A Fund for Justice and Education has been established by the American Bar Association as part of the 800th anniversary celebrations of Magna Carta. Those who give between $10,000 and $24,999 have the honour of being members of the King John’s Circle. This may be a 21st century attempt at inclusiveness, but it seems baffling that anyone at a time like this would want to have their name associated with King John. The king only agreed to the Charter under duress, and quickly reneged, with the support of his New Best Friend and Feudal Overlord the Pope.

Part of the brilliance of this book by Anthony Arlidge QC and Lord Judge is that it reminds us that so much of what happened before and long after Runnymede was a function of the character of the men involved; men who acted from a distinct mixture of motives which we in our own time understand all too well. As for the heroes of the story, the Rebel Barons (after whom no ABA Circle of supporters is expressly named), they soon invited over a French prince to usurp the lawful English dynasty, an enterprise that only ended after John’s death and with final military defeat in a civil war.

Money is crucial to the story. Medieval kings were always in need of cash to fight wars and to maintain a kingly court. John understood that for him it was a better deal not to insist on his barons providing fighting men in fulfilment of their feudal duties, but instead to tax them and to hire more efficient mercenaries. Those who had the money wanted something for their own self-interest in return. Unfortunately for John, he got the men but lost the war: his defeat at the Battle of Bovines 11 months before Runnymede left him without money or authority and set in motion the events we commemorate this year. Magna Carta was as much about commercial rights as it was about trial of one’s peers, which the authors explain was not a precocious medieval guarantee of trial by jury as we now know it. Clause 39 “does not say how your peers will judge you nor what the law of the land is. It is this vagueness which has made it a perfect vehicle to support the arguments of later generations, seizing upon it as justification for their policies.” No one imagined that Clause 40 (“to no one will we sell, to no one deny or delay right or justice”) would be used nearly 800 years later as an argument against the Legal Aid, Sentencing and Punishment of Off enders Act 2012 (LASPO).

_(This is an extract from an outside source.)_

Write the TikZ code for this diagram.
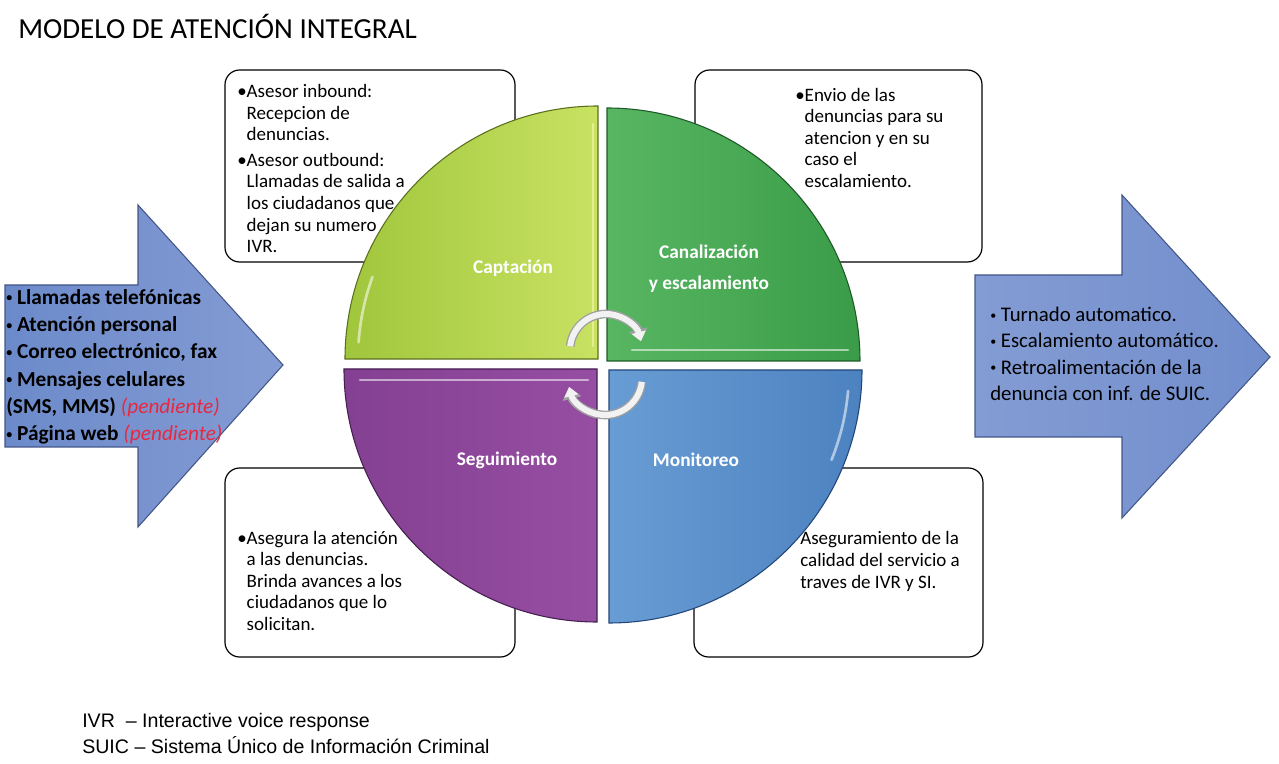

The Charter (not then called Magna) was reissued several times as part of the endless bargaining process between rebellious subjects and a king trying to get his own way. Several clauses were amalgamated or deleted in this process. After a period out of the limelight it figured importantly in the constitutional crises of the early 1600s. It became a precedent for the principles that the king was subject to the law, that the courts were not obliged to accept “reason of state” as a justification in itself for the use of prerogative power, for the independence of the judiciary and for the principle that the king had to act only with the consent of Parliament and not merely because he had consulted them.

All this is set out with clarity and scholarship in this book. The chapters are arranged chronologically and thematically, thus explaining what many of the clauses meant, e.g., what was and who was a “freeman” and what the position was in respect of taxes, trials and commerce. The story is then taken forward as far as the establishment of the American Bill of Rights and beyond, to when Magna Carta was cited as grounds for allowing Paula Jones to sue the serving President Clinton for sexual harassment.

In addition there is a comprehensive and useful Timeline, potted biographies of the rebel barons, a translation of Magna Carta, the Petition of Right, and the Bill of Rights, both British and American. Between them the authors have over a century of experience in studying authorities, turning disparate sources into a narrative and reconciling conflicting dicta and contradictory first-hand evidence. As Middle Templars, they pay due respect to the key role played by William Marshal, whose effigy remains in Temple Church. Those of us familiar with their public prose may identify who wrote which chapter but the prose is a joy in its own right. In 1636, the Assembly of the colony of Maryland declared that the inhabitants had all the rights and liberties “according to the great charter of England”. The authors continue, “Unsurprisingly, the legislation did not receive royal assent [from Charles I], not least because the King was advised by the Attorney-General that this might not be agreeable with the royal prerogative. The King might have thought that one out for himself.”

Those who want to know why this anniversary is so important need read no further.